Most personal injury fee agreements are based upon the contingency fee agreement. This means that there is no legal fee unless there is a monetary recovery. If there is merit to your personal injury case, rest assured you will find an attorney to take your case on a contingency fee agreement. Contingency fee agreements are negotiable and typically range between 25% and 40%. The stronger the case and more severe the damages, the more negotiable the fee agreement will be.
#9. Will I be responsible for any advanced case costs at all if we lose?
In addition to the contingency fee, lawyers also charge any costs advanced. The costs can be substantial, and are almost always deducted from the client's share. Make sure your lawyer takes the case whereby you are not responsible for the costs, even if you are unsuccessful. Make sure to ask for a guarantee that you will not be responsible for any out-of-pocket expenses.
#8. Have you tried these types of personal injury cases before?
Lawyers are hungry for personal injury lawsuits. There is immense competition and advertising. Do not assume just based upon advertising that the lawyer has handled or tried your type of case. Ask for your lawyer's experience and results. Ask to speak to former clients, if possible. You need to control the consultation. Do not be intimidated or bullied by the lawyer. You are the one hiring, remember that.
#7. Do you have the time necessary to actually work on my case now?
Be very careful about going to the name everyone else knows. Lawyers love to get clients signed up and then sit on the cases, while they sign up additional new cases. This is certainly not all lawyers, but it happens all too often. Lawyers will sign up a client and then wait 12-18 months to file suit, just prior to the statute of limitations. That delay is harming you. It is delaying money that you may be entitled to. Ask the lawyer if he will have the full time necessary to devote to your case? I would ask the lawyer how many other cases he has pending and how much of his time does he plan on devoting to your specific case?
#6. When will my lawsuit be filed?
Demand specific answers. Many lawyers do not like to work on specific cases until there is a deadline. I have seen all too often, viable lawsuits sit for a year or two because there was no pending statute of limitations. If you have a lawsuit, I am a strong believer that it can be very beneficial to file suit sooner than later. Unless there is a justifiable delay in filing, I would ask if your case will be filed within 2 weeks?
#5. Will my case actually go to trial? And if so when?
Your lawyer better be expecting every single case to go to trial. If your lawyer tells you that your case is going to settle, be very cautious about what you are settling for. It is hard to be properly compensated if you are not prepared to go trial. Ask for time frames. It will be hard to give exact answers, but these are relevant questions. Many personal injury cases can be resolved within 2-3 years, sometimes less.

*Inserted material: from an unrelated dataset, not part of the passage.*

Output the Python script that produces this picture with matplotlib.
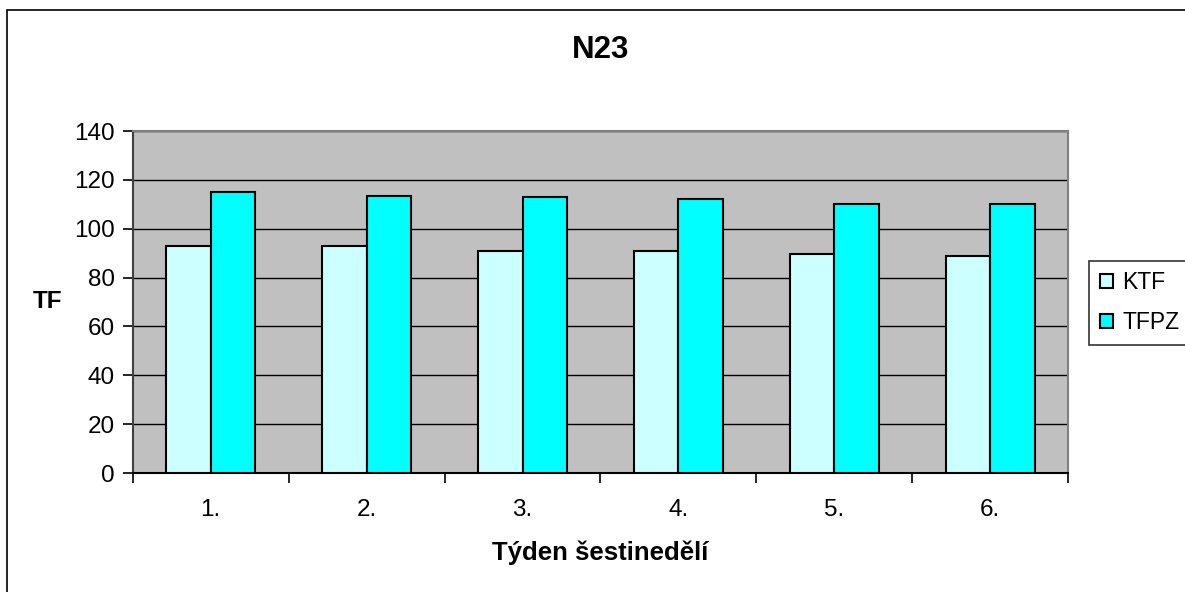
import matplotlib
matplotlib.use("Agg")
import matplotlib.pyplot as plt
import matplotlib.patches as mpatches
import numpy as np

plt.rcParams['font.family'] = ['Liberation Sans', 'DejaVu Sans']

tydny = ["1.", "2.", "3.", "4.", "5.", "6."]
ktf = [93, 93, 91, 91, 89.5, 89]
tfpz = [115, 113.5, 113, 112, 110, 110]

W, H = 1185, 592
fig = plt.figure(figsize=(W / 100, H / 100), dpi=100)

# ramecek kolem celeho grafu (vpravo a dole uriznuty)
fig.patches.append(mpatches.Rectangle((7.3 / W, -0.1), 1.2, 1 - 10 / H + 0.1,
                                      transform=fig.transFigure, fill=False,
                                      edgecolor='black', linewidth=1.2))

ax = fig.add_axes([132.7 / W, 1 - 473 / H, (1068.3 - 132.7) / W, (473 - 131) / H])
ax.set_facecolor('#C0C0C0')

x = np.arange(len(tydny))
w = 1 / 3.5
ax.bar(x - w / 2, ktf, w, color='#CCFFFF', edgecolor='black', linewidth=1.5,
       label='KTF', zorder=3)
ax.bar(x + w / 2, tfpz, w, color='#00FFFF', edgecolor='black', linewidth=1.5,
       label='TFPZ', zorder=3)

ax.set_xlim(-0.5, len(tydny) - 0.5)
ax.set_ylim(0, 140)
ax.set_yticks(range(0, 141, 20))
ax.yaxis.grid(True, color='black', linewidth=1.0, zorder=1)
ax.set_axisbelow(True)

ax.set_xticks(np.arange(-0.5, len(tydny)), minor=False)
ax.set_xticklabels([])
ax.set_xticks(x, minor=True)
ax.set_xticklabels(tydny, minor=True, fontsize=17.5)
ax.tick_params(axis='x', which='major', length=7, width=1.2, direction='out')
ax.tick_params(axis='x', which='minor', length=0, pad=19)
ax.tick_params(axis='y', length=7, width=1.2, labelsize=17.5, pad=6)

for s in ['top', 'right']:
    ax.spines[s].set_color('#808080')
    ax.spines[s].set_linewidth(1.5)
ax.spines['left'].set_color('#404040')
ax.spines['left'].set_linewidth(1.5)
ax.spines['bottom'].set_color('black')
ax.spines['bottom'].set_linewidth(1.5)

fig.text(601 / W, 1 - 50 / H, "N23", ha='center', va='center',
         fontsize=22.5, fontweight='bold')
fig.text(48 / W, 1 - 301 / H, "TF", ha='center', va='center',
         fontsize=17.5, fontweight='bold')
fig.text(600.5 / W, 1 - 553 / H, "Týden šestinedělí", ha='center', va='center',
         fontsize=18.5, fontweight='bold')

leg = fig.legend(loc='upper left', bbox_to_anchor=(1089.3 / W, 1 - 260.7 / H),
                 fontsize=16.5, frameon=True, fancybox=False, edgecolor='black',
                 handlelength=0.6, handleheight=0.6, handletextpad=0.4,
                 borderpad=0.45, labelspacing=0.75, borderaxespad=0)
leg.get_frame().set_linewidth(1.2)

plt.savefig("out.png", dpi=100)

#4. What is my case worth?
Ask this question. Your lawyer will have some idea. It is true that it can be a broad range based upon discovery, liability and unknown medical issues. At the very least, your lawyer should be able to provide a spectrum and explain the unknowns to you. Use your own judgment. Do not be fooled by lawyers who make promises that seem unrealistic.
#3. Will you be the actual attorney handling my case?:
Be careful about the meet and greet, and then never seeing that lawyer again. Find out specifically who will be handling your case? Who will be your contact? Who will you be speaking to on the telephone? etc. Be careful about meeting the persons in charge, only to later realize that an associate will be handling your case.
#2. What will my participation in the lawsuit be?
This is a very important question. Lawsuits are about teamwork. Make sure you understand your role and what is expected (or not expected) before hiring your lawyer. If you are very passionate about your case, you may want to stay more involved. Will your lawyer let you? (Some will and some won't).
#1. Will you get me more money than other attorneys and why?
Personal injury lawsuits are typically about money. Sometimes, you'll be in a position to make change, but a majority of the cases focus on obtaining the maximum recovery for you. You need to hire the personal injury lawyer that gives you that best opportunity. You only get to try your case once. You need to make the most of it. It is your lawsuit, and you need to be prepared to ask tough questions of any lawyer you are considering to hire.